The IC&V program is not targeted at a specific collaboration problem. Rather, the challenge for the EWG is to provide an evaluation methodology that can be applied across the diverse IC&V research projects and approaches to collaboration. Researchers need tools to measure the incremental progress towards developing useful collaborative systems, as well as methods to evaluate the impact of specific technologies on the effectiveness of collaboration. Users need ways in which to determine which collaborative software systems could meet their needs.

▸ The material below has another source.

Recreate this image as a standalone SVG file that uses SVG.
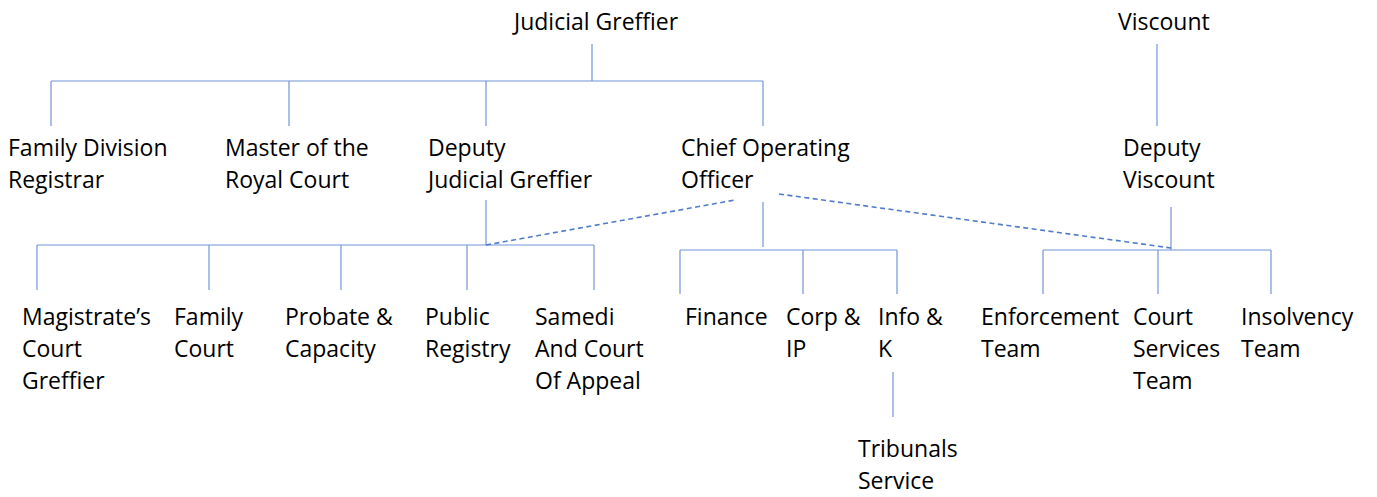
<svg xmlns="http://www.w3.org/2000/svg" width="1377" height="497" viewBox="0 0 1377 497">
<style>
text{font-family:"Open Sans","Noto Sans","Liberation Sans",sans-serif;font-size:23px;fill:#000}
.l{stroke:#7396d8;stroke-width:1.2;fill:none}
.d{stroke:#4f7bc8;stroke-width:1.6;fill:none;stroke-dasharray:5 3.5}
</style>
<rect width="1377" height="497" fill="#fff"/>
<g id="connectors">
<path class="l" d="M592 44V81M51 81H763M51 81V126M289 81V126M486 81V126M763 81V126"/>
<path class="l" d="M1157 44V126"/>
<path class="l" d="M486 200V245M37 245H594M37 245V290M209 245V290M341 245V290M467 245V290M594 245V290"/>
<path class="l" d="M763 202V247M680 250H897M680 250V294M803 250V294M897 250V294"/>
<path class="l" d="M1171 207V250M1043 250H1271M1043 250V294M1158 250V294M1271 250V294"/>
<path class="l" d="M893 372V417"/>
<path class="d" d="M486 245L735 200"/>
<path class="d" d="M779 194L1171 248"/>
</g>
<g id="judicial-greffier"><text x="514" y="30">Judicial Greffier</text></g>
<g id="viscount"><text x="1118" y="30">Viscount</text></g>
<g id="family-division-registrar"><text x="8" y="156">Family Division</text><text x="8" y="188">Registrar</text></g>
<g id="master-royal-court"><text x="225" y="156">Master of the</text><text x="225" y="188">Royal Court</text></g>
<g id="deputy-judicial-greffier"><text x="428" y="156">Deputy</text><text x="428" y="188">Judicial Greffier</text></g>
<g id="chief-operating-officer"><text x="681" y="156">Chief Operating</text><text x="681" y="188">Officer</text></g>
<g id="deputy-viscount"><text x="1123" y="156">Deputy</text><text x="1123" y="188">Viscount</text></g>
<g id="magistrates-court-greffier"><text x="22" y="325">Magistrate’s</text><text x="22" y="357">Court</text><text x="22" y="389">Greffier</text></g>
<g id="family-court"><text x="174" y="325">Family</text><text x="174" y="357">Court</text></g>
<g id="probate-capacity"><text x="285" y="325">Probate &amp;</text><text x="285" y="357">Capacity</text></g>
<g id="public-registry"><text x="425" y="325">Public</text><text x="425" y="357">Registry</text></g>
<g id="samedi"><text x="535" y="325">Samedi</text><text x="535" y="357">And Court</text><text x="535" y="389">Of Appeal</text></g>
<g id="finance"><text x="685" y="325">Finance</text></g>
<g id="corp-ip"><text x="786" y="325">Corp &amp;</text><text x="786" y="357">IP</text></g>
<g id="info-k"><text x="878" y="325">Info &amp;</text><text x="878" y="357">K</text></g>
<g id="tribunals-service"><text x="858" y="457">Tribunals</text><text x="858" y="489">Service</text></g>
<g id="enforcement-team"><text x="981" y="325">Enforcement</text><text x="981" y="357">Team</text></g>
<g id="court-services-team"><text x="1133" y="325">Court</text><text x="1133" y="357">Services</text><text x="1133" y="389">Team</text></g>
<g id="insolvency-team"><text x="1241" y="325">Insolvency</text><text x="1241" y="357">Team</text></g>
</svg>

We present a scenario-based approach to evaluation. The long-term goal of the EWG is to develop a repository of scenarios that are scripted for a collaborative community and enacted using the technologies under evaluation. Since the technologies are diverse, the scenarios must be generic enough to provide meaningful evaluation across multiple research projects. Enacting the scenarios will provide data for the functional evaluation and also provide exercise tools developed for the technology evaluation. Different scenarios will exercise different aspects of collaborative work, such as number of participants, kind of shared objects, and ways participants need to interact with each other and with the shared objects.

The remaining sections of this document are structured as follows. Section 2 situates this methodology in the context of current evaluation approaches from human-computer interface (HCI) and computer-supported cooperative work (CSCW) research, and discusses the rationale for scenario-based evaluation. It also defines critical terminology for use in the remainder of the document.

Section 3 presents a framework that defines the design and implementation space for collaborative systems. It includes a set of generic task types that can be used to construct scenarios.

Section 4 discusses the concept of a scenario as a vehicle for simulating a collaborative activity for purposes of evaluation. Our approach to exercise and evaluate specific collaborative technologies requires selection of appropriate scenarios. Section 4 describes methods for using scenarios for purposes such as iterative evaluation, assessment of system appropriateness, and comparison of systems.

Section 5 discusses a range of suggested metrics and measures for evaluating collaborative technologies at various levels and illustrates these with several examples.

Section 6 includes a discussion of how the methodology can be used to design an experiment.